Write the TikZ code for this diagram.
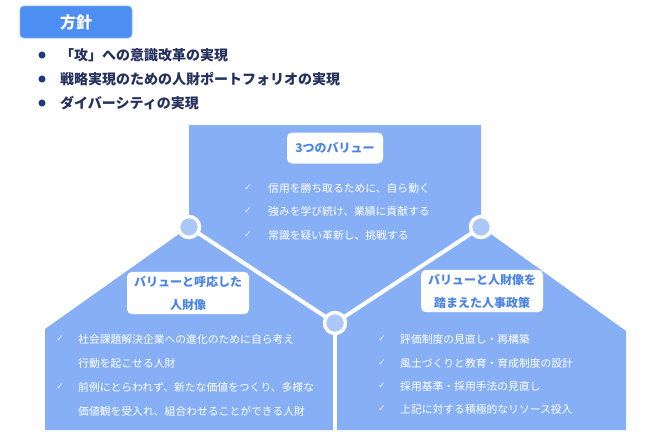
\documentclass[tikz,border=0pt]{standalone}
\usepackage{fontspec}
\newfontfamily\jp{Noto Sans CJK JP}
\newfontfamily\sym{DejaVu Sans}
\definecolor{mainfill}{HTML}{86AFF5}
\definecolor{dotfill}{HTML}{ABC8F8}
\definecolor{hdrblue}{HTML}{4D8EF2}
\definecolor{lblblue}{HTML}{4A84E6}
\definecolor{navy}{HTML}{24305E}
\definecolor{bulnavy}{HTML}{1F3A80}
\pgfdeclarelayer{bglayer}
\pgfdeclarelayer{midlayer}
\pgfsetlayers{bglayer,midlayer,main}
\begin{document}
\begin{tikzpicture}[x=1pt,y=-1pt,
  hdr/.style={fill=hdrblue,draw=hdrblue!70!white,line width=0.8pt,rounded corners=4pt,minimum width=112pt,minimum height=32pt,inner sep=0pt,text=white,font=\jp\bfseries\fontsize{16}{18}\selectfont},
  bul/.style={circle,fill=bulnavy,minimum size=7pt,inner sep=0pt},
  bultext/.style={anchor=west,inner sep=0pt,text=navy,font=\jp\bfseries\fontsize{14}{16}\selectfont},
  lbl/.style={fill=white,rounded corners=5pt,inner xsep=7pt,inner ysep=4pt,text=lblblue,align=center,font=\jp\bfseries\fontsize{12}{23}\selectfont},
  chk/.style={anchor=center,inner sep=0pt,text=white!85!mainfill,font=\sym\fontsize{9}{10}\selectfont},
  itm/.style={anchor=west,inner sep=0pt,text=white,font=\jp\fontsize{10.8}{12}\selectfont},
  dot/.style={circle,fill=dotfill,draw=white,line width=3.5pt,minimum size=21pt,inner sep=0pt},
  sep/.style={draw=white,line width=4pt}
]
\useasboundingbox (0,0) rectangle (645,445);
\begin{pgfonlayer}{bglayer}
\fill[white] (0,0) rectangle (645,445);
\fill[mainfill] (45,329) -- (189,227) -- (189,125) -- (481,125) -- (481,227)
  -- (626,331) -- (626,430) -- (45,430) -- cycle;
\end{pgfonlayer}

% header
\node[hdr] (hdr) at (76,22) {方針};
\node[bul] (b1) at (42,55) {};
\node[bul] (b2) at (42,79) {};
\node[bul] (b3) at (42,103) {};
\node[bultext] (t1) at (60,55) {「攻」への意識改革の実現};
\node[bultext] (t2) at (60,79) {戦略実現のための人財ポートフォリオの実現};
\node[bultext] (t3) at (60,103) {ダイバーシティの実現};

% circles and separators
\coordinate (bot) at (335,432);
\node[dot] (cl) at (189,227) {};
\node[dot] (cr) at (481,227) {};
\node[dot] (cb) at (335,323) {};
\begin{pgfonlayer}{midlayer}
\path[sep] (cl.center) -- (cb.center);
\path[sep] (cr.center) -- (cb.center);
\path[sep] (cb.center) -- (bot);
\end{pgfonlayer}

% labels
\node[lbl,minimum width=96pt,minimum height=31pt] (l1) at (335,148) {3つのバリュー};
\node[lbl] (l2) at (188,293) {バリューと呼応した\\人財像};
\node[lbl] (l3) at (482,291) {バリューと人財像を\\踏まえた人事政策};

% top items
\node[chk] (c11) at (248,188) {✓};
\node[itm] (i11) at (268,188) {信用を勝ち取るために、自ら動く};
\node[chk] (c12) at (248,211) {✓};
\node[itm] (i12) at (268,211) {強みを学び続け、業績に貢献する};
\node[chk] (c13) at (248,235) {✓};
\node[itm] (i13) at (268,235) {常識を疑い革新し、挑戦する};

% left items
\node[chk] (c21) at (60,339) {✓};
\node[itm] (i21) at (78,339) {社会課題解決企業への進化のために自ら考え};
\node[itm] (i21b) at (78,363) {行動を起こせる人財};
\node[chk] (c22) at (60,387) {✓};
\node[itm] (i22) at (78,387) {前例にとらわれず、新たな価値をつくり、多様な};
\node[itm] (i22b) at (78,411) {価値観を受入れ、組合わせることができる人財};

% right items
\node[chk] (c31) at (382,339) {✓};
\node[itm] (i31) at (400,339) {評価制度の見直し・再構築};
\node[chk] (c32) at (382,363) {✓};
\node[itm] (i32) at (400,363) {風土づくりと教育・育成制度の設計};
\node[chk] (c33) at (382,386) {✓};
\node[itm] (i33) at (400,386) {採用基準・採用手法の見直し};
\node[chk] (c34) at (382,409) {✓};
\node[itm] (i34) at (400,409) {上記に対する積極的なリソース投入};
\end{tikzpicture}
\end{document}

________________________________________

• [THE REQUEST]
Transcribe the listing above verbatim. Omit the pictures.

• [OUTPUT BELOW]
Write the TikZ code for this diagram.
\documentclass[tikz,border=0pt]{standalone}
\usepackage{fontspec}
\newfontfamily\jp{Noto Sans CJK JP}
\newfontfamily\sym{DejaVu Sans}
\definecolor{mainfill}{HTML}{86AFF5}
\definecolor{dotfill}{HTML}{ABC8F8}
\definecolor{hdrblue}{HTML}{4D8EF2}
\definecolor{lblblue}{HTML}{4A84E6}
\definecolor{navy}{HTML}{24305E}
\definecolor{bulnavy}{HTML}{1F3A80}
\pgfdeclarelayer{bglayer}
\pgfdeclarelayer{midlayer}
\pgfsetlayers{bglayer,midlayer,main}
\begin{document}
\begin{tikzpicture}[x=1pt,y=-1pt,
  hdr/.style={fill=hdrblue,draw=hdrblue!70!white,line width=0.8pt,rounded corners=4pt,minimum width=112pt,minimum height=32pt,inner sep=0pt,text=white,font=\jp\bfseries\fontsize{16}{18}\selectfont},
  bul/.style={circle,fill=bulnavy,minimum size=7pt,inner sep=0pt},
  bultext/.style={anchor=west,inner sep=0pt,text=navy,font=\jp\bfseries\fontsize{14}{16}\selectfont},
  lbl/.style={fill=white,rounded corners=5pt,inner xsep=7pt,inner ysep=4pt,text=lblblue,align=center,font=\jp\bfseries\fontsize{12}{23}\selectfont},
  chk/.style={anchor=center,inner sep=0pt,text=white!85!mainfill,font=\sym\fontsize{9}{10}\selectfont},
  itm/.style={anchor=west,inner sep=0pt,text=white,font=\jp\fontsize{10.8}{12}\selectfont},
  dot/.style={circle,fill=dotfill,draw=white,line width=3.5pt,minimum size=21pt,inner sep=0pt},
  sep/.style={draw=white,line width=4pt}
]
\useasboundingbox (0,0) rectangle (645,445);
\begin{pgfonlayer}{bglayer}
\fill[white] (0,0) rectangle (645,445);
\fill[mainfill] (45,329) -- (189,227) -- (189,125) -- (481,125) -- (481,227)
  -- (626,331) -- (626,430) -- (45,430) -- cycle;
\end{pgfonlayer}

% header
\node[hdr] (hdr) at (76,22) {方針};
\node[bul] (b1) at (42,55) {};
\node[bul] (b2) at (42,79) {};
\node[bul] (b3) at (42,103) {};
\node[bultext] (t1) at (60,55) {「攻」への意識改革の実現};
\node[bultext] (t2) at (60,79) {戦略実現のための人財ポートフォリオの実現};
\node[bultext] (t3) at (60,103) {ダイバーシティの実現};

% circles and separators
\coordinate (bot) at (335,432);
\node[dot] (cl) at (189,227) {};
\node[dot] (cr) at (481,227) {};
\node[dot] (cb) at (335,323) {};
\begin{pgfonlayer}{midlayer}
\path[sep] (cl.center) -- (cb.center);
\path[sep] (cr.center) -- (cb.center);
\path[sep] (cb.center) -- (bot);
\end{pgfonlayer}

% labels
\node[lbl,minimum width=96pt,minimum height=31pt] (l1) at (335,148) {3つのバリュー};
\node[lbl] (l2) at (188,293) {バリューと呼応した\\人財像};
\node[lbl] (l3) at (482,291) {バリューと人財像を\\踏まえた人事政策};

% top items
\node[chk] (c11) at (248,188) {✓};
\node[itm] (i11) at (268,188) {信用を勝ち取るために、自ら動く};
\node[chk] (c12) at (248,211) {✓};
\node[itm] (i12) at (268,211) {強みを学び続け、業績に貢献する};
\node[chk] (c13) at (248,235) {✓};
\node[itm] (i13) at (268,235) {常識を疑い革新し、挑戦する};

% left items
\node[chk] (c21) at (60,339) {✓};
\node[itm] (i21) at (78,339) {社会課題解決企業への進化のために自ら考え};
\node[itm] (i21b) at (78,363) {行動を起こせる人財};
\node[chk] (c22) at (60,387) {✓};
\node[itm] (i22) at (78,387) {前例にとらわれず、新たな価値をつくり、多様な};
\node[itm] (i22b) at (78,411) {価値観を受入れ、組合わせることができる人財};

% right items
\node[chk] (c31) at (382,339) {✓};
\node[itm] (i31) at (400,339) {評価制度の見直し・再構築};
\node[chk] (c32) at (382,363) {✓};
\node[itm] (i32) at (400,363) {風土づくりと教育・育成制度の設計};
\node[chk] (c33) at (382,386) {✓};
\node[itm] (i33) at (400,386) {採用基準・採用手法の見直し};
\node[chk] (c34) at (382,409) {✓};
\node[itm] (i34) at (400,409) {上記に対する積極的なリソース投入};
\end{tikzpicture}
\end{document}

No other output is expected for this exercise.